Table 3 shows the number of markers, number of marker bins, and amount of compression in the DAGGER consensus map (using the QP method). Because DAGGER linearizes the unsimplified consensus graph, whereas MergeMap linearizes a simplified graph, the consensus map from DAGGER had twice the number of marker bins (1886 vs. 942). Over the entire genome the DAGGER map was compressed by 13%, while the consensus map from MergeMap was inflated by 46%. The average correlation coefficient between the two maps was 0.95 on a scale of 10 cM, indicating a high degree of similarity.

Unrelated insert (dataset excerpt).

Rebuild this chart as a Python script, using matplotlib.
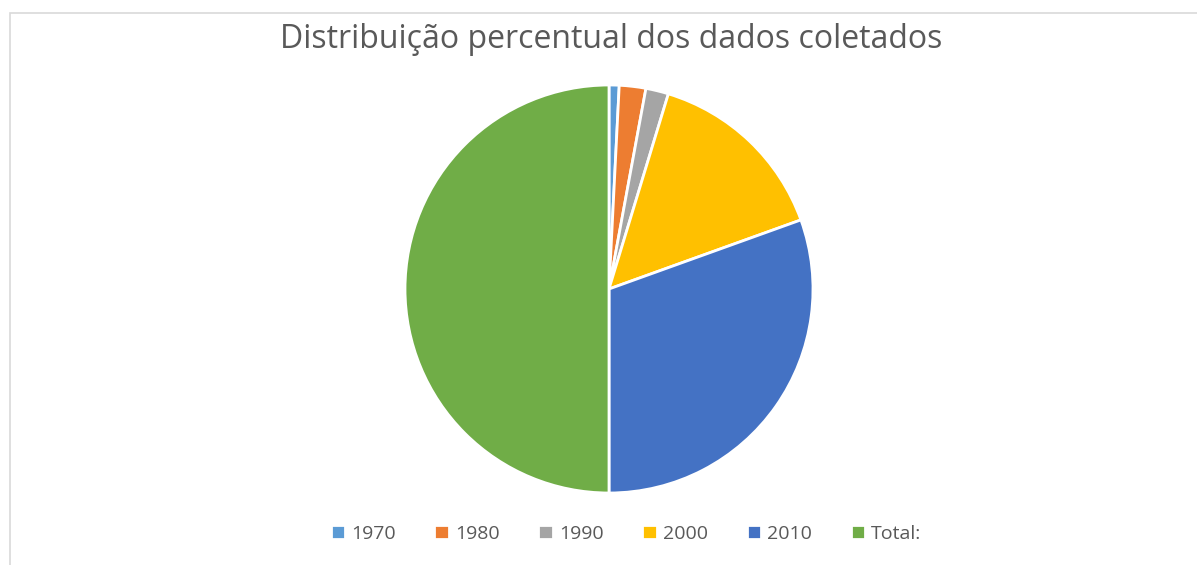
import matplotlib.pyplot as plt
from matplotlib.patches import Rectangle

# dados
anos = ["1970", "1980", "1990", "2000", "2010", "Total:"]
valores = [8, 21, 18, 148, 305, 500]
cores = ["#5B9BD5", "#ED7D31", "#A5A5A5", "#FFC000", "#4472C4", "#70AD47"]

W, H = 1197, 565
fig = plt.figure(figsize=(W / 100, H / 100), dpi=100)
fig.patch.set_facecolor("white")

# moldura clara do gráfico
fig.add_artist(Rectangle((10 / W, -0.01), 1.0, (H - 13) / H + 0.01,
                         transform=fig.transFigure, fill=False,
                         edgecolor="#d9d9d9", linewidth=1.2))

cx, cy, r = 609, H - 289, 204
ax = fig.add_axes([(cx - r) / W, (cy - r) / H, 2 * r / W, 2 * r / H])
wedges, _ = ax.pie(valores, colors=cores, startangle=90, counterclock=False,
                   radius=1.0,
                   wedgeprops=dict(edgecolor="white", linewidth=2))
ax.set_xlim(-1.0, 1.0)
ax.set_ylim(-1.0, 1.0)
ax.set_aspect("equal")
ax.axis("off")

fig.text(611 / W, 1 - 40 / H, "Distribuição percentual dos dados coletados",
         ha="center", va="center", fontsize=23, color="#595959",
         family="Open Sans")

fig.legend(wedges, anos, loc="center", bbox_to_anchor=(626 / W, 1 - 534 / H),
           ncol=6, frameon=False, handlelength=0.75, handleheight=0.75,
           handletextpad=0.3, columnspacing=2.0,
           prop=dict(family="Open Sans", size=14), labelcolor="#595959")

fig.savefig("out.png", dpi=100, facecolor="white")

Table 3 Barley consensus map statistics

Full size table

Nonetheless, there were several indications of improved fine structure with DAGGER. Figure 3 compares the two (rescaled) consensus maps at the 5HS telomere. On the physical map the hardness locus (hinb to gsp) is 110 kb, within which there was only 1 recombinant out of the 278 total individuals in the SM, OWB, and MB populations [11]. This is reflected in the linkage maps in Table 2, where all the hardness locus markers appear in one bin in both the SM and MB linkage maps and in two bins separated by 1.1 cM in the OWB linkage map. From these data the hardness locus should occupy less than 1 cM in the consensus map, which was true with DAGGER (0.8 cM interval) but not with MergeMap (4.2 cM interval). Figure 4 shows the RMS error between the consensus map and the linkage maps for each of the seven barley chromosomes. The DAGGER map had consistently less error, with an average of 0.82 cM per marker interval compared to 2.28 cM with MergeMap.

Conclusions

New algorithms for the simplification and linearization of consensus graphs have been implemented as a package for the R computing environment called DAGGER. The package offers both linear and quadratic programming options for linearizing the consensus graph. When these two methods were compared using simulated data, the consensus maps generated by quadratic programming had less compression and higher accuracy. When applied to four barley linkage maps genotyped at nearly 3000 SNP markers, in less than one minute DAGGER produced a consensus map with improved fine structure compared to the existing barley consensus SNP map. The RMS error between the linkage maps and the DAGGER map was 0.82 cM per marker interval compared to 2.28 cM for the existing consensus map. Examination of the barley hardness locus at the 5HS telomere confirmed that the DAGGER output was more accurate for fine structure analysis. DAGGER is an effective, freely available resource for integrating the information from a set of consistent linkage maps.